*Set task*
Retype the opening lines of the data exactly, stopping after the line that contains "line cap=round, line". Skip every picture.

*Data block*
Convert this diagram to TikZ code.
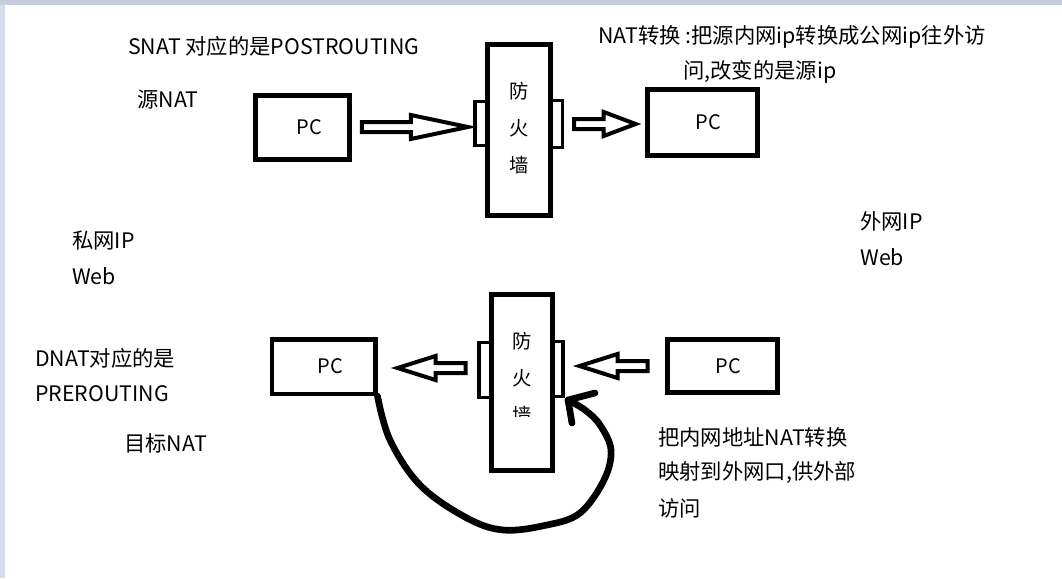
\documentclass[tikz,border=0pt]{standalone}
\usepackage{fontspec}
\setmainfont{Noto Sans CJK SC}
\usetikzlibrary{calc}

\definecolor{edgetop}{RGB}{197,206,223}
\definecolor{edgeleft}{RGB}{214,222,236}

% hollow block arrow: start, tip, head length (negative = pointing left)
\newcommand{\fatarrow}[3]{%
  \path (#1 |- #2) coordinate (fbase);
  \draw[fatarrow] ($(fbase)+(0,-5)$) -- ($(#2)+({-(#3)},-5)$) -- ($(#2)+({-(#3)},-12)$)
    -- (#2) -- ($(#2)+({-(#3)},12)$) -- ($(#2)+({-(#3)},5)$) -- ($(fbase)+(0,5)$) -- cycle;}

\begin{document}
\begin{tikzpicture}
  [x=0.75pt, y=-0.75pt,
   pcbox/.style={draw, line width=3.5pt, inner sep=0pt, font=\fontsize{15}{17}\selectfont},
   wall/.style={draw, line width=3.5pt, inner sep=0pt},
   tab/.style={line width=2.6pt, line join=miter},
   glyphs/.style={align=center, inner sep=0pt, font=\fontsize{14.5}{27.75}\selectfont},
   note/.style={anchor=west, inner sep=0pt, font=\fontsize{16}{18}\selectfont},
   fatarrow/.style={draw, line width=3pt, line join=miter, fill=white},
   scrawl/.style={line width=5pt, line cap=round, line join=round}]

  \useasboundingbox (0,0) rectangle (1062,578);
  \fill[edgetop] (0,0) rectangle (1062,5);
  \fill[edgeleft] (0,5) rectangle (5,578);

  % SNAT
  \node[pcbox, minimum width=70.5pt, minimum height=48pt] (pc1) at (302.5,127.5) {\hspace*{10pt}PC};
  \node[wall, minimum width=47pt, minimum height=128pt] (fw1) at (519,130) {};
  \node[glyphs] (w1) at ($(fw1)+(0,-2)$) {防\\火\\墙};
  \node[pcbox, minimum width=82.5pt, minimum height=49.5pt] (pc2) at (702.5,122.5) {\hspace*{9pt}PC};

  % DNAT
  \node[pcbox, minimum width=77.5pt, minimum height=41pt] (pc3) at (323.5,366.5) {\hspace*{10pt}PC};
  \node[wall, minimum width=46pt, minimum height=132pt] (fw2) at (522,382.5) {};
  \begin{scope}
    \clip (fw2.north west) rectangle ($(fw2.center)+(30,34)$);
    \node[glyphs] (w2) at ($(fw2)+(0,-4.5)$) {防\\火\\墙};
  \end{scope}
  \node[pcbox, minimum width=82.5pt, minimum height=40pt] (pc4) at (722.5,366) {\hspace*{9pt}PC};

  % tabs on the walls
  \draw[tab] ($(fw1.west)+(0,-28.5)$) -| ($(fw1.west)+(-10.5,15.5)$) -- ($(fw1.west)+(0,15.5)$);
  \draw[tab] ($(fw1.east)+(0,-29.5)$) -| ($(fw1.east)+(10,17.5)$) -- ($(fw1.east)+(0,17.5)$);
  \draw[tab] ($(fw2.west)+(0,-40)$) -| ($(fw2.west)+(-10,15)$) -- ($(fw2.west)+(0,15)$);
  \draw[tab] ($(fw2.east)+(0,-41)$) -| ($(fw2.east)+(8,14)$) -- ($(fw2.east)+(0,14)$);

  \coordinate (a1s) at ($(pc1.east)+(10,0)$);
  \coordinate (a1t) at ($(fw1.west)+(-17.5,-3)$);
  \coordinate (a2s) at ($(fw1.east)+(21.5,-6)$);
  \coordinate (a2t) at ($(pc2.west)+(-9.5,1.5)$);
  \coordinate (a3s) at ($(fw2.west)+(-23.5,-14.5)$);
  \coordinate (a3t) at ($(pc3.east)+(20,1.5)$);
  \coordinate (a4s) at ($(pc4.west)+(-17.5,0)$);
  \coordinate (a4t) at ($(fw2.east)+(24.5,-16.5)$);

  \foreach \s/\t/\h in {a1s/a1t/57, a2s/a2t/32, a3s/a3t/-38, a4s/a4t/-38}
    \fatarrow{\s}{\t}{\h};

  % hand drawn mapping back to the wall
  \coordinate (tip) at ($(fw2.east)+(13,17.5)$);
  \draw[scrawl] plot[smooth, tension=.6] coordinates {(pc3.south east) (390,440) (420,485)
    (465,517) (503,530) (547,525) (580,513) (604,480) (611,450) (600,425) (585,410) (tip)};
  \draw[scrawl] (595,393) -- (tip) -- (572,423);

  \node[note] (t1) at (128,46) {SNAT 对应的是POSTROUTING};
  \node[note] (t2) at (137,100) {源NAT};
  \node[note] (t3) at (598,37) {NAT转换 :把源内网ip转换成公网ip往外访};
  \node[note] (t4) at (683,72) {问,改变的是源ip};
  \node[note] (t5) at (72,241) {私网IP};
  \node[note] (t6) at (72,276) {Web};
  \node[note] (t7) at (860,221) {外网IP};
  \node[note] (t8) at (860,257) {Web};
  \node[note] (t9) at (35,358) {DNAT对应的是};
  \node[note] (t10) at (35,394) {PREROUTING};
  \node[note] (t11) at (124,443) {目标NAT};
  \node[note] (t12) at (658,437) {把内网地址NAT转换};
  \node[note] (t13) at (658,473) {映射到外网口,供外部};
  \node[note] (t14) at (658,508) {访问};
\end{tikzpicture}
\end{document}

*Answer to this exercise*
Convert this diagram to TikZ code.
\documentclass[tikz,border=0pt]{standalone}
\usepackage{fontspec}
\setmainfont{Noto Sans CJK SC}
\usetikzlibrary{calc}

\definecolor{edgetop}{RGB}{197,206,223}
\definecolor{edgeleft}{RGB}{214,222,236}

% hollow block arrow: start, tip, head length (negative = pointing left)
\newcommand{\fatarrow}[3]{%
  \path (#1 |- #2) coordinate (fbase);
  \draw[fatarrow] ($(fbase)+(0,-5)$) -- ($(#2)+({-(#3)},-5)$) -- ($(#2)+({-(#3)},-12)$)
    -- (#2) -- ($(#2)+({-(#3)},12)$) -- ($(#2)+({-(#3)},5)$) -- ($(fbase)+(0,5)$) -- cycle;}

\begin{document}
\begin{tikzpicture}
  [x=0.75pt, y=-0.75pt,
   pcbox/.style={draw, line width=3.5pt, inner sep=0pt, font=\fontsize{15}{17}\selectfont},
   wall/.style={draw, line width=3.5pt, inner sep=0pt},
   tab/.style={line width=2.6pt, line join=miter},
   glyphs/.style={align=center, inner sep=0pt, font=\fontsize{14.5}{27.75}\selectfont},
   note/.style={anchor=west, inner sep=0pt, font=\fontsize{16}{18}\selectfont},
   fatarrow/.style={draw, line width=3pt, line join=miter, fill=white},
   scrawl/.style={line width=5pt, line cap=round, line join=round}]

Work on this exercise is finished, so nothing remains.